It took long to decide in favor of my own website. The reason? Because we trust others to remember what we did. It is too much to ask though and it seems only useful to compose a site with the listing of all exhibitions and texts I have done. This not only helps to know what have I done so far, but it also serves as an archive since exhibition catalogues are difficult to get and websites where information is hosted also vanish.
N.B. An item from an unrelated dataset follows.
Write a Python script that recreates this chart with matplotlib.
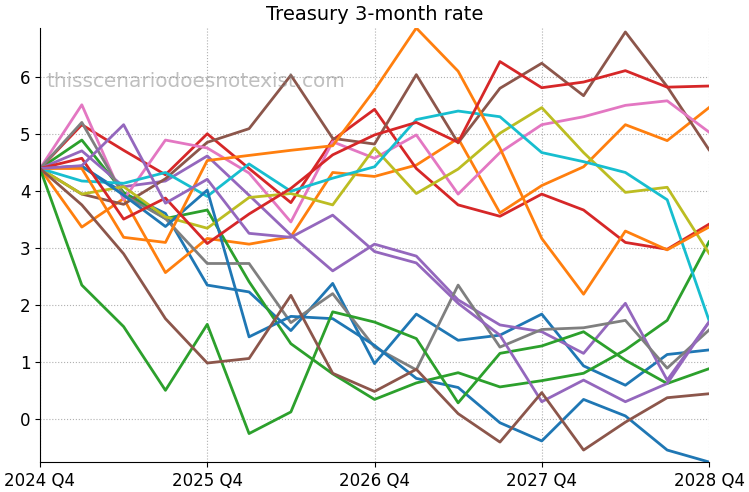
import numpy as np
import matplotlib
matplotlib.use("Agg")
import matplotlib.pyplot as plt

quarters = ["2024 Q4", "2025 Q1", "2025 Q2", "2025 Q3", "2025 Q4", "2026 Q1", "2026 Q2", "2026 Q3",
            "2026 Q4", "2027 Q1", "2027 Q2", "2027 Q3", "2027 Q4", "2028 Q1", "2028 Q2", "2028 Q3", "2028 Q4"]

# one scenario per list, drawn in tab10 order
blue_1 = [4.4, 4.44, 3.97, 3.61, 2.35, 2.23, 1.55, 2.38, 0.97, 1.84, 1.38, 1.47, 1.84, 0.93, 0.59, 1.13, 1.21]
orange_1 = [4.4, 3.37, 3.87, 2.57, 3.17, 3.07, 3.20, 4.33, 4.26, 4.46, 4.93, 3.62, 4.10, 4.43, 5.17, 4.89, 5.47]
green_1 = [4.4, 4.90, 3.98, 3.52, 3.67, 2.41, 1.32, 0.79, 0.34, 0.63, 0.81, 0.56, 0.67, 0.80, 1.21, 1.73, 3.11]
red_1 = [4.4, 5.17, 4.72, 4.29, 5.01, 4.40, 3.80, 4.90, 5.44, 4.40, 3.76, 3.56, 3.95, 3.67, 3.10, 2.98, 3.42]
purple_1 = [4.4, 4.71, 4.08, 4.18, 4.62, 3.93, 3.23, 2.60, 3.07, 2.86, 2.09, 1.65, 1.53, 1.15, 2.03, 0.68, 1.70]
brown_1 = [4.4, 3.95, 3.77, 4.22, 4.86, 5.10, 6.04, 4.93, 4.83, 6.05, 4.85, 5.81, 6.25, 5.68, 6.80, 5.84, 4.73]
pink_1 = [4.4, 5.52, 3.85, 4.90, 4.76, 4.32, 3.46, 4.87, 4.58, 4.99, 3.95, 4.68, 5.17, 5.31, 5.51, 5.59, 5.04]
gray_1 = [4.4, 5.21, 3.93, 3.52, 2.73, 2.73, 1.69, 2.20, 1.26, 0.86, 2.35, 1.26, 1.57, 1.60, 1.73, 0.89, 1.56]
olive_1 = [4.4, 3.95, 4.08, 3.55, 3.35, 3.89, 3.96, 3.76, 4.76, 3.96, 4.39, 5.02, 5.47, 4.68, 3.98, 4.07, 2.91]
cyan_1 = [4.4, 4.18, 4.14, 4.33, 3.91, 4.48, 4.00, 4.23, 4.43, 5.26, 5.41, 5.31, 4.68, 4.52, 4.33, 3.85, 1.73]
blue_2 = [4.4, 4.44, 3.93, 3.38, 4.02, 1.44, 1.80, 1.76, 1.29, 0.71, 0.55, -0.07, -0.39, 0.34, 0.05, -0.55, -0.76]
orange_2 = [4.4, 4.40, 3.19, 3.10, 4.54, 4.63, 4.72, 4.80, 5.78, 6.87, 6.11, 4.76, 3.17, 2.19, 3.30, 2.97, 3.37]
green_2 = [4.4, 2.35, 1.62, 0.50, 1.66, -0.26, 0.12, 1.88, 1.70, 1.41, 0.28, 1.15, 1.28, 1.53, 1.03, 0.62, 0.88]
red_2 = [4.4, 4.58, 3.51, 3.88, 3.08, 3.60, 4.05, 4.64, 4.99, 5.21, 4.86, 6.28, 5.82, 5.92, 6.12, 5.83, 5.85]
purple_2 = [4.4, 4.45, 5.17, 3.79, 4.21, 3.26, 3.19, 3.58, 2.94, 2.74, 2.03, 1.47, 0.30, 0.68, 0.30, 0.62, 1.70]
brown_2 = [4.4, 3.76, 2.90, 1.76, 0.98, 1.06, 2.17, 0.80, 0.48, 0.87, 0.09, -0.41, 0.46, -0.55, -0.06, 0.37, 0.44]

scenarios = [blue_1, orange_1, green_1, red_1, purple_1, brown_1, pink_1, gray_1, olive_1, cyan_1,
             blue_2, orange_2, green_2, red_2, purple_2, brown_2]

fig = plt.figure(figsize=(7.49, 4.92), dpi=100)
ax = fig.add_axes([40/749, 30/492, 669/749, 434/492])

x = np.arange(len(quarters))
for s in scenarios:
    ax.plot(x, s, lw=2)

ax.margins(x=0, y=0)
ax.set_xticks(x[::4])
ax.set_xticklabels(quarters[::4], fontsize=12)
ax.set_yticks(range(0, 7))
ax.tick_params(axis="y", labelsize=12)
ax.grid(True, linestyle=":", color="#b0b0b0", linewidth=0.8)
ax.spines["top"].set_visible(False)
ax.spines["right"].set_visible(False)
ax.set_title("Treasury 3-month rate", fontsize=14)
ax.text(0.01, 0.877, "thisscenariodoesnotexist.com", transform=ax.transAxes,
        fontsize=14.4, color="gray", alpha=0.5, va="center", ha="left")

plt.savefig("out.png")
It also helps me to understand the materials and questions I have been invested in. And, indeed, the other say learning by doing is true. In the making of exhibitions I learned that an experience of freedom is fundamental to me. In today’s language this feeling of freedom probably will correspond to the feeling of safety. The exhibition not only as a place to show, but to enact the values we care most for, the values of life cared for and protected. But also testing and exploring is a central issue in all the projects. Testing the world through experience and trusting the artists with an insight on how to create a nearness between the human and the non-human that would show us possibilities of making the social anew we never considered before. Exhibitions, in that sense, constitute unique probing spaces. Works do relate to us, but they also very strongly relate to themselves and other works. In doing so, streams of energies flood the place obliging to see the world under different conditions and premises. Being in an exhibition is, in other words, like walking on a future cloud. It may seem rudimentary, standardized, even boring and yet it allows for a physical superposition of materials and thinking logics that is effective and has a deep impact in our senses and memory. In perceiving in certain ways our thinking changes without us being necessarily aware of it. It is important to stress the extreme importance of this unawareness. We are constantly situated, controlled, and reminded of our behavior to fit into systems that only if we adapt will reciprocate. This produces two effects that we are seeing growing: a backlash of conservatism (not only ultra conservatives but just accommodative conservatism) and mental health disorders.
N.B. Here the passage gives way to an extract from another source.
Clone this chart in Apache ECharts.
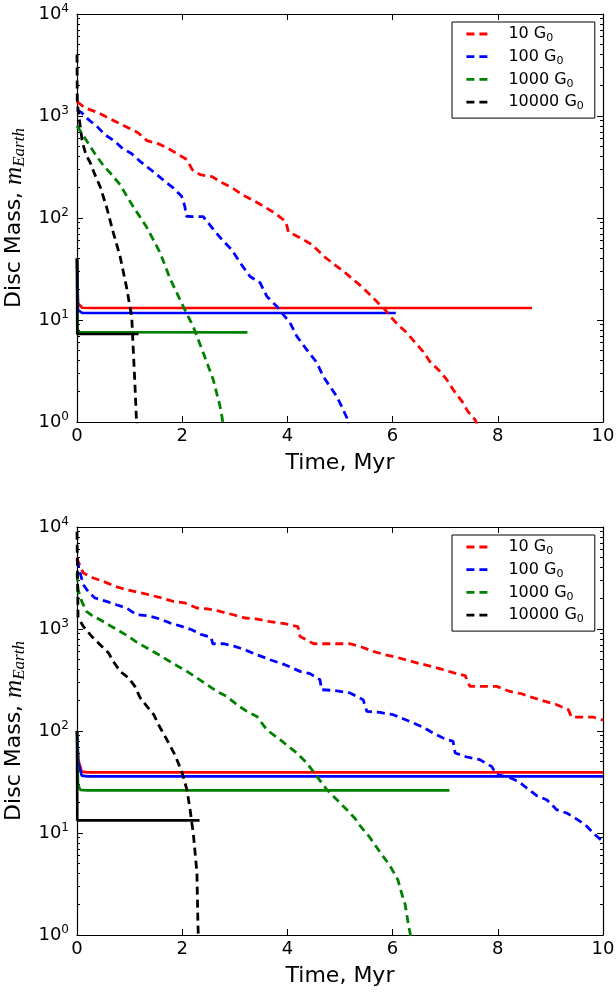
<!DOCTYPE html>
<html>
<head>
<meta charset="utf-8">
<script src="https://cdn.jsdelivr.net/npm/echarts@6/dist/echarts.min.js"></script>
<style>
html,body{margin:0;padding:0;background:#fff;}
#chart{width:616px;height:992px;}
</style>
</head>
<body>
<div id="chart"></div>
<script>
// ---- Data (time in Myr, disc mass in Earth masses) ----
const seriesNames = ['10 G0', '100 G0', '1000 G0', '10000 G0'];
const seriesColors = ['#ff0000', '#0000ff', '#008000', '#000000'];
const xTicks = [0, 2, 4, 6, 8, 10];
const minorTickFactors = [2, 3, 4, 5, 6, 7, 8, 9];

// Top panel, dashed curves
const top10Dash = [[0,1380],[0.15,1205],[0.40,1077],[0.59,962],[0.78,860],[0.97,768],[1.16,686],[1.33,573],[1.54,536],[1.71,489],[1.90,427],[2.09,373],[2.19,298],[2.34,266],[2.57,254],[2.76,222],[2.95,198],[3.14,169],[3.33,151],[3.56,129],[3.78,110],[3.97,92],[4.02,73],[4.27,63],[4.46,55],[4.72,41],[4.94,33.6],[5.10,29.1],[5.25,24.9],[5.41,21.3],[5.57,17.7],[5.72,14.8],[5.86,12.6],[5.98,10.5],[6.14,8.6],[6.27,7.5],[6.43,6.0],[6.58,4.9],[6.71,3.9],[6.87,3.26],[7.03,2.6],[7.15,2.08],[7.32,1.59],[7.43,1.27],[7.57,1.05],[7.62,0.9]];
const top100Dash = [[0,1150],[0.09,1077],[0.22,920],[0.38,791],[0.53,656],[0.72,564],[0.85,489],[1.04,427],[1.20,359],[1.36,309],[1.52,266],[1.67,229],[1.83,197],[1.99,163],[2.05,130],[2.08,104],[2.19,103],[2.40,103],[2.57,80],[2.76,61],[2.94,48.9],[3.10,36.5],[3.29,26.7],[3.48,23.2],[3.61,17.0],[3.80,13.6],[3.92,11.3],[4.05,9.4],[4.18,6.9],[4.37,5.1],[4.56,3.82],[4.68,2.80],[4.81,2.23],[4.94,1.78],[5.06,1.32],[5.13,1.10],[5.16,0.9]];
const top1000Dash = [[0,800],[0.12,641],[0.25,504],[0.375,402],[0.50,328],[0.66,266],[0.82,212],[0.95,163],[1.07,129],[1.32,82],[1.58,45.7],[1.77,25.4],[2.02,13.6],[2.21,8.6],[2.40,4.78],[2.59,2.60],[2.72,1.42],[2.76,1.10],[2.78,0.9]];
const top10000Dash = [[0,4000],[0.005,1440],[0.02,1150],[0.10,560],[0.17,417],[0.25,350],[0.34,266],[0.44,203],[0.50,162],[0.56,129],[0.69,72],[0.82,41.8],[0.94,21.2],[1.04,10.8],[1.07,5.1],[1.10,2.43],[1.13,1.05],[1.14,0.9]];
// Top panel, solid curves
const top10Solid = [[0,40],[0.02,14.5],[0.1,13.2],[0.3,13.1],[8.65,13.1]];
const top100Solid = [[0,40],[0.02,12.5],[0.1,11.7],[6.06,11.7]];
const top1000Solid = [[0,40],[0.01,7.6],[3.24,7.56]];
const top10000Solid = [[0,40],[0.005,7.29],[1.17,7.29]];

// Bottom panel, dashed curves
const bot10Dash = [[0,5000],[0.02,4600],[0.12,3540],[0.31,3160],[0.50,2930],[0.72,2620],[0.94,2430],[1.17,2285],[1.36,2170],[1.61,2013],[1.83,1865],[2.05,1800],[2.28,1607],[2.50,1570],[2.72,1488],[2.97,1380],[3.19,1282],[3.42,1253],[3.67,1180],[3.95,1127],[4.20,1054],[4.24,846],[4.50,717],[4.87,717],[5.19,717],[5.41,666],[5.63,603],[5.86,559],[6.08,527],[6.30,492],[6.52,457],[6.74,430],[6.96,399],[7.18,370],[7.38,349],[7.47,274],[7.72,274],[7.98,274],[8.23,244],[8.45,232],[8.68,211],[8.90,195],[9.12,181],[9.34,162],[9.40,137],[9.62,137],[9.81,137],[9.97,129],[10,128]];
const bot100Dash = [[0,4800],[0.06,3540],[0.12,2720],[0.21,2340],[0.34,2013],[0.56,1865],[0.75,1730],[0.94,1607],[1.13,1380],[1.36,1350],[1.58,1253],[1.77,1145],[1.99,1060],[2.18,984],[2.37,879],[2.55,830],[2.58,717],[2.78,717],[3.00,675],[3.19,627],[3.42,559],[3.67,500],[3.95,447],[4.24,384],[4.43,365],[4.62,318],[4.65,254],[4.87,250],[5.19,236],[5.44,203],[5.51,156],[5.76,152],[6.01,144.5],[6.20,132],[6.39,120],[6.58,109],[6.77,95.5],[6.96,85.3],[7.15,79],[7.19,60.8],[7.41,55.6],[7.66,52.3],[7.88,45],[7.98,37.3],[8.20,35.4],[8.39,32.1],[8.55,27.6],[8.74,23.2],[8.93,21.2],[9.12,16.9],[9.31,15.7],[9.47,14.0],[9.66,12.1],[9.85,9.6],[10,8.2]];
const bot1000Dash = [[0,3500],[0.02,2430],[0.09,1865],[0.18,1488],[0.31,1330],[0.44,1233],[0.63,1077],[0.82,946],[0.98,846],[1.14,739],[1.33,651],[1.52,573],[1.71,500],[1.90,437],[2.09,384],[2.28,331],[2.47,285],[2.66,244],[2.85,218],[3.04,181],[3.23,156],[3.42,139],[3.61,102.6],[3.86,82.2],[4.18,60.8],[4.37,48.5],[4.56,35.9],[4.75,26.6],[4.94,21.2],[5.13,16.9],[5.29,13.8],[5.38,11.8],[5.57,9.0],[5.76,6.5],[5.95,4.78],[6.10,3.48],[6.18,2.48],[6.24,1.98],[6.30,1.26],[6.34,1.0],[6.36,0.9]];
const bot10000Dash = [[0,9000],[0.02,1300],[0.12,1060],[0.28,846],[0.44,702],[0.60,582],[0.69,481],[0.82,384],[0.98,331],[1.10,274],[1.20,212],[1.33,174],[1.46,144.5],[1.55,115],[1.71,82],[1.86,58.6],[1.99,40.2],[2.09,26.6],[2.15,16.9],[2.21,10.0],[2.24,6.86],[2.28,4.05],[2.29,2.22],[2.30,1.21],[2.31,0.9]];
// Bottom panel, solid curves
const bot10Solid = [[0,100],[0.025,52],[0.09,40],[0.2,39.3],[10,39.3]];
const bot100Solid = [[0,100],[0.025,50],[0.09,36.5],[0.2,35.9],[10,35.9]];
const bot1000Solid = [[0,100],[0.02,30],[0.06,26.5],[0.2,26.2],[7.08,26.2]];
const bot10000Solid = [[0,100],[0.005,13.3],[2.33,13.3]];

const topDash = [top10Dash, top100Dash, top1000Dash, top10000Dash];
const topSolid = [top10Solid, top100Solid, top1000Solid, top10000Solid];
const botDash = [bot10Dash, bot100Dash, bot1000Dash, bot10000Dash];
const botSolid = [bot10Solid, bot100Solid, bot1000Solid, bot10000Solid];

// ---- Chart ----
const FONT = 'DejaVu Sans';
const minorLogs = [];
for (let d = 0; d < 4; d++) for (const k of minorTickFactors) minorLogs.push(d + Math.log10(k));

const chart = echarts.init(document.getElementById('chart'), null, {renderer: 'canvas'});

const lineAxis = {show: true, onZero: false, lineStyle: {color: '#000', width: 1.2}};

function xAxes(grid) {
  return [
    {gridIndex: grid, type: 'value', position: 'bottom', min: 0, max: 10, interval: 2,
     axisLine: lineAxis, splitLine: {show: false},
     axisTick: {show: true, inside: true, length: 6, lineStyle: {color: '#000', width: 1}},
     axisLabel: {show: true, color: '#000', fontFamily: FONT, fontSize: 18, margin: 5,
                 showMinLabel: true, showMaxLabel: true, hideOverlap: false},
     name: 'Time, Myr', nameLocation: 'middle', nameGap: 30,
     nameTextStyle: {color: '#000', fontFamily: FONT, fontSize: 22}},
    {gridIndex: grid, type: 'value', position: 'top', min: 0, max: 10, interval: 2,
     axisLine: lineAxis, splitLine: {show: false},
     axisTick: {show: true, inside: true, length: 6, lineStyle: {color: '#000', width: 1}},
     axisLabel: {show: false}}
  ];
}

function yAxes(grid) {
  const labelRich = {
    b: {fontSize: 18, fontFamily: FONT, color: '#000', lineHeight: 22},
    s: {fontSize: 12, fontFamily: FONT, color: '#000', lineHeight: 12, verticalAlign: 'top'}
  };
  return [
    {gridIndex: grid, type: 'log', logBase: 10, position: 'left', min: 1, max: 10000,
     axisLine: lineAxis, splitLine: {show: false}, minorTick: {show: false},
     axisTick: {show: true, inside: true, length: 6, lineStyle: {color: '#000', width: 1}},
     axisLabel: {show: true, margin: 8, showMinLabel: true, showMaxLabel: true,
       formatter: v => '{b|10}{s|' + Math.round(Math.log10(v)) + '}', rich: labelRich},
     name: '{a|Disc Mass, }{m|m}{e|Earth}', nameLocation: 'middle', nameGap: 45, nameRotate: 90,
     nameTextStyle: {rich: {
       a: {fontFamily: FONT, fontSize: 22, color: '#000', lineHeight: 26},
       m: {fontFamily: 'Liberation Serif', fontStyle: 'italic', fontSize: 25, color: '#000', lineHeight: 26},
       e: {fontFamily: 'Liberation Serif', fontStyle: 'italic', fontSize: 17, color: '#000', lineHeight: 14, verticalAlign: 'bottom'}
     }}},
    {gridIndex: grid, type: 'log', logBase: 10, position: 'right', min: 1, max: 10000,
     axisLine: lineAxis, splitLine: {show: false},
     axisTick: {show: true, inside: true, length: 6, lineStyle: {color: '#000', width: 1}},
     axisLabel: {show: false}},
    {gridIndex: grid, type: 'value', position: 'left', min: 0, max: 4,
     axisLine: {show: false, onZero: false}, splitLine: {show: false}, axisLabel: {show: false},
     axisTick: {show: true, inside: true, length: 3, customValues: minorLogs, lineStyle: {color: '#000', width: 1}}},
    {gridIndex: grid, type: 'value', position: 'right', min: 0, max: 4,
     axisLine: {show: false, onZero: false}, splitLine: {show: false}, axisLabel: {show: false},
     axisTick: {show: true, inside: true, length: 3, customValues: minorLogs, lineStyle: {color: '#000', width: 1}}}
  ];
}

function makeSeries(dashArr, solidArr, xIdx, yIdx, tag) {
  const out = [];
  for (let i = 0; i < 4; i++) {
    out.push({
      name: seriesNames[i], type: 'line', xAxisIndex: xIdx, yAxisIndex: yIdx,
      data: dashArr[i], symbol: 'none', showSymbol: false, clip: true, silent: true,
      lineStyle: {color: seriesColors[i], width: 2.8, type: [8, 5]},
      itemStyle: {color: seriesColors[i]}, z: 3
    });
  }
  for (let i = 0; i < 4; i++) {
    out.push({
      name: tag + ' solid ' + i, type: 'line', xAxisIndex: xIdx, yAxisIndex: yIdx,
      data: solidArr[i], symbol: 'none', showSymbol: false, clip: true, silent: true,
      lineStyle: {color: seriesColors[i], width: 2.6, type: 'solid'},
      itemStyle: {color: seriesColors[i]}, z: 2
    });
  }
  return out;
}

function legendFor(top) {
  return {
    orient: 'vertical', left: 452, top: top, backgroundColor: '#fff',
    borderColor: '#000', borderWidth: 1, borderRadius: 0, padding: [4, 11, 6, 13],
    itemWidth: 22, itemHeight: 10, itemGap: 4.7, selectedMode: false,
    itemStyle: {color: 'rgba(0,0,0,0)', borderColor: 'rgba(0,0,0,0)', borderWidth: 0},
    lineStyle: {type: [8, 5], width: 2.8},
    data: seriesNames,
    formatter: name => '{t|' + name.split(' ')[0] + ' G}{s|0}',
    textStyle: {rich: {
      t: {fontFamily: FONT, fontSize: 16, color: '#000', lineHeight: 20, padding: [0, 0, 0, 15]},
      s: {fontFamily: FONT, fontSize: 11, color: '#000', lineHeight: 11, verticalAlign: 'bottom'}
    }}
  };
}

const option = {
  backgroundColor: '#fff',
  animation: false,
  grid: [
    {left: 77, top: 14, width: 526, height: 408, outerBoundsMode: 'none', containLabel: false},
    {left: 77, top: 527, width: 526, height: 408, outerBoundsMode: 'none', containLabel: false}
  ],
  xAxis: [...xAxes(0), ...xAxes(1)],
  yAxis: [...yAxes(0), ...yAxes(1)],
  legend: [legendFor(22), legendFor(535)],
  series: [
    ...makeSeries(topDash, topSolid, 0, 0, 'top'),
    ...makeSeries(botDash, botSolid, 2, 4, 'bot')
  ]
};
chart.setOption(option);
</script>
</body>
</html>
Progressive and more free-style unruly impulses are becoming more and more rare in our societies. Things are there for a reason and the reasons are groundless.
I trust exhibitions to give birth to energies able to ameliorate social polarization. I also trust exhibitions with the force that may activate a renewed sense of citizenship and social and community-based solidarity and empathy. But it is true that I also think the exhibition should be very attentive to forms of social communication that have been historically excluded as references and models in contemporary practices: the festival, the folklore-related ways of telling and showing, the cabaret… I also thought that I would move away or even denied the efficacy of the institutionally created spaces. However, with the years I came to think that those —a little bit obsolete — spaces are perfect to shelter us in this particular exercise of encountering each other in the public realm. They have been designed to host and cheer the public and this we should protect and reactivate under the different historical conditions we live in. But even with all their problems they are still valid. Valid are as well other spaces that also represent the common good and coexistence such as the Ocean and nature at large.
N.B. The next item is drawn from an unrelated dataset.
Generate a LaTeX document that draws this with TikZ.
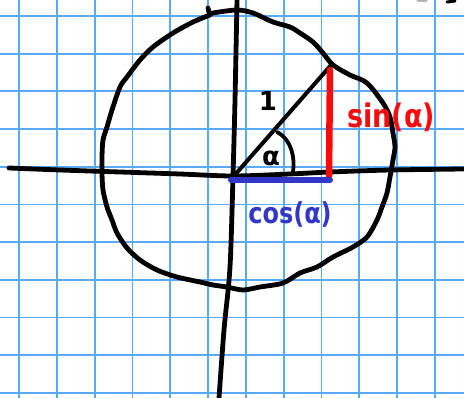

I also discover through the process of listing and rereading some of the texts today many things: that it is really difficult to write; that it is really difficult to write with clarity; that it is fundamental to me to write with nearness, with love in the fingers; that writing is endangered but that we will find other ways of telling; that artists books and catalogues are really important and that is difficult to find libraries to read them and that having everything digitally accessible would be wonderful as well as having ideas as how to distribute this material among younger artists and scholars; that writing really helps to think and reflect and thinking and reflecting is an act of generosity and not only an intellectual exercise; that many writings happen in languages and contexts where access is even more difficult and therefore true exchange and dialogue is still, today, very difficult…
All in all, I am happy that I put together this with the incredible help of Esther Hunziker, artist and teacher at our Institute, and that I can only promise to update it regularly.